-- Challenge --
Exactly reproduce the lines that run from the one containing "Convert this diagram to TikZ code." through the one containing "anchor=base] (a2) at", ends included, with no pictures.

Code that draws figures:
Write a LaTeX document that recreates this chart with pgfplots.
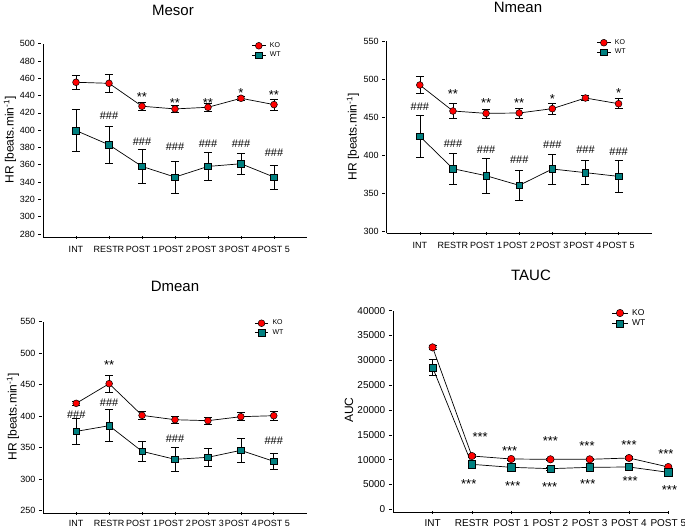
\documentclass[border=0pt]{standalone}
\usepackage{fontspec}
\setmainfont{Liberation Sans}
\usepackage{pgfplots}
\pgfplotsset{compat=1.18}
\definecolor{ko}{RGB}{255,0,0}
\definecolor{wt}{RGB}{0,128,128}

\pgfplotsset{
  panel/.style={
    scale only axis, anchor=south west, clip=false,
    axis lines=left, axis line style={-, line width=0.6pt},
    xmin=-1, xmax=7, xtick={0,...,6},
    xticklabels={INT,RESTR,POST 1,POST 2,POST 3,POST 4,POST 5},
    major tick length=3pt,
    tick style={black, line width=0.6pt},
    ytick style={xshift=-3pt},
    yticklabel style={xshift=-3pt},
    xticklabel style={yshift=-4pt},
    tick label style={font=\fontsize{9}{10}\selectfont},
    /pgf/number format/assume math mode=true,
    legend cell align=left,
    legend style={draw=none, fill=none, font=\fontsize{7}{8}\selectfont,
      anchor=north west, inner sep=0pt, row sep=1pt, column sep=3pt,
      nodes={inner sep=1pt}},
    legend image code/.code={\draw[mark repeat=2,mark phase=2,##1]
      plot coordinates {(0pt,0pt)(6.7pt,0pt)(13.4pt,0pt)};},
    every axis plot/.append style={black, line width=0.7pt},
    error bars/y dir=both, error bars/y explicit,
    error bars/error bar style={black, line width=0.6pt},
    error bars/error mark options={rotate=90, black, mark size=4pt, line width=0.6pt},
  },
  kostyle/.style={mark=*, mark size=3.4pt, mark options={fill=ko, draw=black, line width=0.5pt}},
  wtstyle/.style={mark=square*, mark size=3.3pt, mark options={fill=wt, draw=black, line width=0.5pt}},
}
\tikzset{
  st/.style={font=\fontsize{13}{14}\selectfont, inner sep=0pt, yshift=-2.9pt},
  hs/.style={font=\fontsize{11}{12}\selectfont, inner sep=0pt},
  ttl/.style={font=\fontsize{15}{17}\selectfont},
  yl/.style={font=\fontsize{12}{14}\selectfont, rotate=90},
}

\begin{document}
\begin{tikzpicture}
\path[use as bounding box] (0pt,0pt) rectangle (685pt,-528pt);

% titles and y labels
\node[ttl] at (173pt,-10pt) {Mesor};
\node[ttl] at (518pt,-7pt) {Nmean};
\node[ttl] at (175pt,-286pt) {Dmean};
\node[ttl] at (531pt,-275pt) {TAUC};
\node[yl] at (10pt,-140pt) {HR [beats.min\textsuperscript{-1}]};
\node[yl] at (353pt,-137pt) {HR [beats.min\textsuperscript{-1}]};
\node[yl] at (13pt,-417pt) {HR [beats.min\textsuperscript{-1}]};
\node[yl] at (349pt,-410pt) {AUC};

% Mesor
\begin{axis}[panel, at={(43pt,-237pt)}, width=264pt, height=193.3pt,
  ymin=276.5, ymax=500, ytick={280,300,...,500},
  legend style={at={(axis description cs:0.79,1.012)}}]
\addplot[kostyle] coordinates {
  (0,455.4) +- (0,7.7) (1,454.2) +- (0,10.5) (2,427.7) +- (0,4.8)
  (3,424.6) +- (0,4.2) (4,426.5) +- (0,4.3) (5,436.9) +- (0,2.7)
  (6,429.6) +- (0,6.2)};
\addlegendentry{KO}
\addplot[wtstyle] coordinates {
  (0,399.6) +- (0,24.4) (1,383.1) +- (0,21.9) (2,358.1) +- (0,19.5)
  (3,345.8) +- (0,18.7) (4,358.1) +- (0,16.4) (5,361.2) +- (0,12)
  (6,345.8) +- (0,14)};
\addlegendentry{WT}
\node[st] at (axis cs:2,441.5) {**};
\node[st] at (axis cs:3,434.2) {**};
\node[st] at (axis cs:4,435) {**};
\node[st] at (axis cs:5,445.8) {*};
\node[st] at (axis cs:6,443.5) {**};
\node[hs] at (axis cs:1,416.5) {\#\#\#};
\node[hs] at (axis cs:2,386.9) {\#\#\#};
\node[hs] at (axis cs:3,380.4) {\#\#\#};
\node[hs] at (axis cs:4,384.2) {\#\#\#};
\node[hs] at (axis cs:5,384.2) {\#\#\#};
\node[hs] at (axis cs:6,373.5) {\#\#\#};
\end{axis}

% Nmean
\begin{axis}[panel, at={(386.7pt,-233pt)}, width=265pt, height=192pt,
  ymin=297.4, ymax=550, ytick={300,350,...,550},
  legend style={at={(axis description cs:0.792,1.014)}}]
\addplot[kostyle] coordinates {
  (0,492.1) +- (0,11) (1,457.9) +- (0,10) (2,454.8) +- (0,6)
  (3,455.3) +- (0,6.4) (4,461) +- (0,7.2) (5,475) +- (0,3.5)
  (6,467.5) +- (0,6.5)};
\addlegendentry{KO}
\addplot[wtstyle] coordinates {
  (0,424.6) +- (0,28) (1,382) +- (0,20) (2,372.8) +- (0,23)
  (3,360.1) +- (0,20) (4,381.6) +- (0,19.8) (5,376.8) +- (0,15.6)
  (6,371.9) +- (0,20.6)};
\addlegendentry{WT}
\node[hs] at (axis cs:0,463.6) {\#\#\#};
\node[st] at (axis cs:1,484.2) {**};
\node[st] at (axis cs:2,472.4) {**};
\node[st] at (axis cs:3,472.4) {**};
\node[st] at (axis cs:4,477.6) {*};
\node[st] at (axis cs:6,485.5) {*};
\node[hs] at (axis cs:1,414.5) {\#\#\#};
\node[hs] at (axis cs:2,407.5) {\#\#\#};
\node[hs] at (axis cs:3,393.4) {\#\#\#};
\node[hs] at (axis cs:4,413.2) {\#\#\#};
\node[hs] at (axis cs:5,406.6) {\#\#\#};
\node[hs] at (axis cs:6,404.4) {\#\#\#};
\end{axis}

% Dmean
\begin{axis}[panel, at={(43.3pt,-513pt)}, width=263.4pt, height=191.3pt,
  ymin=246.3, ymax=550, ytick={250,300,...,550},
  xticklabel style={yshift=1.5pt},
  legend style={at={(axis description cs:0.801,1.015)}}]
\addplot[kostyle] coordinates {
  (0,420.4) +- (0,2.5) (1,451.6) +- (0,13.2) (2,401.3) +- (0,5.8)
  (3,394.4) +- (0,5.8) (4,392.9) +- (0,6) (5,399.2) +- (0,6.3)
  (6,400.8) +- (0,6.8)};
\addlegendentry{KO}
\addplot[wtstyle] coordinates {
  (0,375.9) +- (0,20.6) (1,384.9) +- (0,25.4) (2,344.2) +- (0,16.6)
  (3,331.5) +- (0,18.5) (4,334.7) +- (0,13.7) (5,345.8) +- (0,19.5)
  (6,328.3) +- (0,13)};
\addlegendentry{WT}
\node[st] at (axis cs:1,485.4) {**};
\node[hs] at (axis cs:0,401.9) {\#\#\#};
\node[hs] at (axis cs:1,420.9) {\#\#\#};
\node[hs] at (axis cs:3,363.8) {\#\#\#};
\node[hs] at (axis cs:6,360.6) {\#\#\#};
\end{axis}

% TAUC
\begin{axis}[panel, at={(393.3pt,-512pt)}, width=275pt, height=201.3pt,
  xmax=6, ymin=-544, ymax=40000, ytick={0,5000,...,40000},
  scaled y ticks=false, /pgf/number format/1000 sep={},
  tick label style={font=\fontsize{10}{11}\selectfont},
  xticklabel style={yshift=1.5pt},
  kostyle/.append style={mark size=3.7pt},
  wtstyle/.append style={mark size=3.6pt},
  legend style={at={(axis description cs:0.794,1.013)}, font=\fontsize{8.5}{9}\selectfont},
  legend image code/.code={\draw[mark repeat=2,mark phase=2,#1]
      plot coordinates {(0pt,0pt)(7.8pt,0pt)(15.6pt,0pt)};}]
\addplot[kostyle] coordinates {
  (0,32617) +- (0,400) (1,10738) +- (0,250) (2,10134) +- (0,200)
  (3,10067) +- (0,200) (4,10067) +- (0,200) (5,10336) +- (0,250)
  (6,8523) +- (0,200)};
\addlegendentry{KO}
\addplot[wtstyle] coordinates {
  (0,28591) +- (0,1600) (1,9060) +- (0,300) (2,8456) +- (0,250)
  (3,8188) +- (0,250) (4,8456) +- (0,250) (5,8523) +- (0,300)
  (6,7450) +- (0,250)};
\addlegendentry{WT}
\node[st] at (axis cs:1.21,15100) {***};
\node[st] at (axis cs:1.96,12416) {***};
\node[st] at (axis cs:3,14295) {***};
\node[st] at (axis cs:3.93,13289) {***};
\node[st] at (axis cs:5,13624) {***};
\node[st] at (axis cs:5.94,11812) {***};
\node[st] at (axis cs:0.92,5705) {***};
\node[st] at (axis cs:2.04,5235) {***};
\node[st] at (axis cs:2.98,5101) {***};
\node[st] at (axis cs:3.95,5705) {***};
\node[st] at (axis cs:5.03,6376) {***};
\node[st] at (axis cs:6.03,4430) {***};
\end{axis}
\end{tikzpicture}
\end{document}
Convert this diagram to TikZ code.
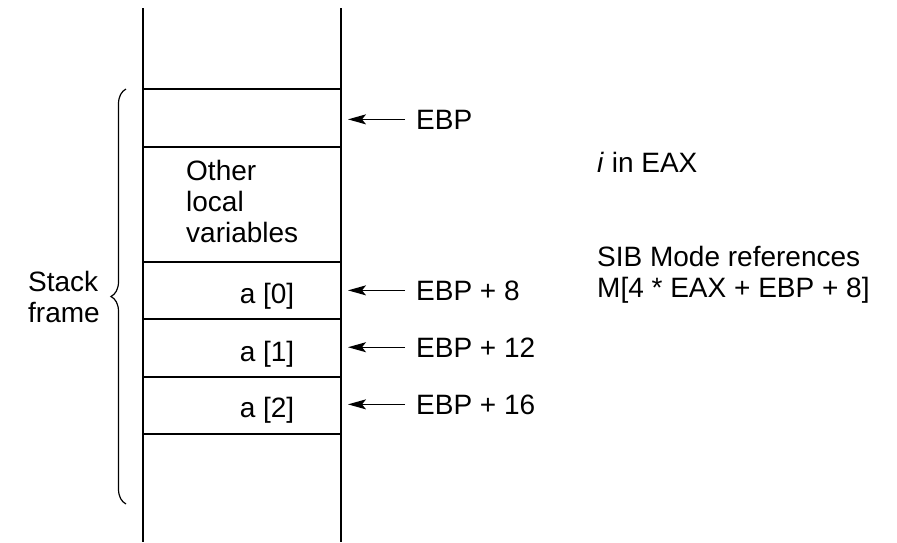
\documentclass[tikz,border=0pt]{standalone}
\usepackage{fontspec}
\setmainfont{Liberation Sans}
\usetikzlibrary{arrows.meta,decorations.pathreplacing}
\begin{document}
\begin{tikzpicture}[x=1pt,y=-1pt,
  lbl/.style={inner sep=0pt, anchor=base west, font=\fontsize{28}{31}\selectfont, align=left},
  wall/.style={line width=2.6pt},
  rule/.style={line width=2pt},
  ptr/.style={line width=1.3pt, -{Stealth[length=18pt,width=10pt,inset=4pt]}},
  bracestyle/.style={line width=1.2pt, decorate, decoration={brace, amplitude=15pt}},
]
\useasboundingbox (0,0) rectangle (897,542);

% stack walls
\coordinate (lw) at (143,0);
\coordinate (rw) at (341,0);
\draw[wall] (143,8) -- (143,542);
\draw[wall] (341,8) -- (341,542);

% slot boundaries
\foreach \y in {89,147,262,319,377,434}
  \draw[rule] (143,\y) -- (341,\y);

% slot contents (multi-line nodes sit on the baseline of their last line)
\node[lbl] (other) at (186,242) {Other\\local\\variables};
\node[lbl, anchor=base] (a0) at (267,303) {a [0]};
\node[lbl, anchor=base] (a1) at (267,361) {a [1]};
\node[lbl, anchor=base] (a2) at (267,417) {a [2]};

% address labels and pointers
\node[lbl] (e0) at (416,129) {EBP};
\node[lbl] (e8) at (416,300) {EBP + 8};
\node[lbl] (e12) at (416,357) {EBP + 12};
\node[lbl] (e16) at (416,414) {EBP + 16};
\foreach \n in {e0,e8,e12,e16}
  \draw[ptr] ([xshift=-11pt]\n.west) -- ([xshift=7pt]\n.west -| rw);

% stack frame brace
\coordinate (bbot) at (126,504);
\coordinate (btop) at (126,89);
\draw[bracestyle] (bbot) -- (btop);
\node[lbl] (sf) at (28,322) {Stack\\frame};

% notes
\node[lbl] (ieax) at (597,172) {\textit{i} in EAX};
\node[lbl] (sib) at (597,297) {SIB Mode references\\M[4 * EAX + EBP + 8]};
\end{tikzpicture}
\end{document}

-- Solution to this exercise --
Convert this diagram to TikZ code.
\documentclass[tikz,border=0pt]{standalone}
\usepackage{fontspec}
\setmainfont{Liberation Sans}
\usetikzlibrary{arrows.meta,decorations.pathreplacing}
\begin{document}
\begin{tikzpicture}[x=1pt,y=-1pt,
  lbl/.style={inner sep=0pt, anchor=base west, font=\fontsize{28}{31}\selectfont, align=left},
  wall/.style={line width=2.6pt},
  rule/.style={line width=2pt},
  ptr/.style={line width=1.3pt, -{Stealth[length=18pt,width=10pt,inset=4pt]}},
  bracestyle/.style={line width=1.2pt, decorate, decoration={brace, amplitude=15pt}},
]
\useasboundingbox (0,0) rectangle (897,542);

% stack walls
\coordinate (lw) at (143,0);
\coordinate (rw) at (341,0);
\draw[wall] (143,8) -- (143,542);
\draw[wall] (341,8) -- (341,542);

% slot boundaries
\foreach \y in {89,147,262,319,377,434}
  \draw[rule] (143,\y) -- (341,\y);

% slot contents (multi-line nodes sit on the baseline of their last line)
\node[lbl] (other) at (186,242) {Other\\local\\variables};
\node[lbl, anchor=base] (a0) at (267,303) {a [0]};
\node[lbl, anchor=base] (a1) at (267,361) {a [1]};
\node[lbl, anchor=base] (a2) at (267,417) {a [2]};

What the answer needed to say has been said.